Bowie, in qualche modo, è entrato in contatto con le vite di ognuno, stimolandole?
Come quelle di Kennedy o di Lady Diana, anche la morte di Bowie è uno di quegli eventi capaci di mettere insieme un pubblico molto vasto, facendolo reagire e stimolando emozioni.
Nel libro ha scritto che con l’avvento di Ziggy Stardust personaggio e persona si fondono in un modo nuovo e inedito: può spiegarci questo concetto?
La rivoluzione che è avvenuta nel rock con Jimi Hendrix o Jim Morrison, per esempio, voleva che ci fosse una sorta di sacerdote, o di profeta, che celebrasse il desiderio folle di liberare il suo corpo.
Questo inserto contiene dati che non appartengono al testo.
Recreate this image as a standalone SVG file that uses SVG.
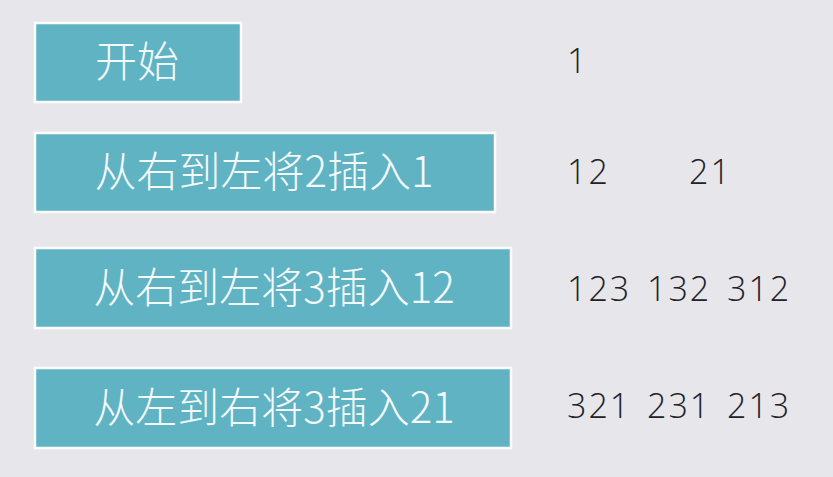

La novità con Bowie è quella che, in piena epoca postmoderna, abbiamo una generazione più riflessiva dove gli eroi identificavano la propria immagine, incarnando la rappresentazione di sé.
Anche l’«Osservatore Romano» si è occupato di David Bowie, definendolo “una personalità mai banale”: si è stupito di questo interesse verso questo personaggio, icona di trasgressione?
No, affatto. Non mi stupisce che al quotidiano della Città del Vaticano si siano interessati a lui, e non se abbia commesso peccati. Tutto quello che ha fatto Bowie, in modo critico e moderno, sulla ricerca del messia che deve arrivare, ha rappresentato un percorso artistico serio e coerente che anche i cattolici hanno saputo riconoscere.
Che cosa gli chiederebbe, se avesse la possibilità di intervistarlo?
Non lo intervisterei. Lascerei fare l’intervista a chi lo fa di mestiere. Preferisco di gran lunga raccontare delle storie. Magari mi piacerebbe conoscere nuovi documenti o nuovi elementi, quello sì.